19 June 26
Out of Gamut
Today Ryan Moulton posted a good article about the colors your screen cannot show you and where to find them in the real world. Computer screens mix colors from red, green, and blue primaries but there are many colors the eye can discern on the color chromaticity diagram that fall outside the triangle defined by the three primaries. Mostly these are greens and cyans.
Moulton provides a guide to where to find these colors in the outdoors. Looking up at the leaves in a deciduous forest glowing in sunlight is one place. The light passing repeatedly through the leaves has the red and blue wavelengths filtered out leaving a pure spectral green at a wavelength of around 550 nm.
Another place is sunlight through depths of pure water. Water rapidly absorbs reds, and if sunlight passes through a few meters of water the color shifts outside of any screen gamut. These colors can be seen from shore when the light reflects off of light sand on the bottom, or from underwater.

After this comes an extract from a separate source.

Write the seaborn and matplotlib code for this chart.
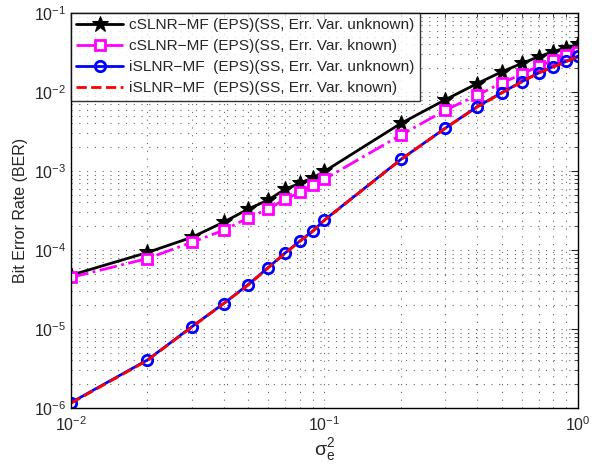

Birds and butterflies famously can have intense iridescent colors thanks to the structure of their feathers and wing scales which can have elements that have the same length scale as wavelengths of visible light. Examples of these include peacock tail feathers and butterflies in the genus Morpho.
One needn’t visit nature to find colors that cannot be displayed on a screen. Green traffic lights have a color that falls mostly outside of displayable gamuts. This color has been chosen so as to provide the biggest discernment from red for viewers who are red-green colorblind. Traffic lights nowadays use LEDs which can have quite pure spectral colors.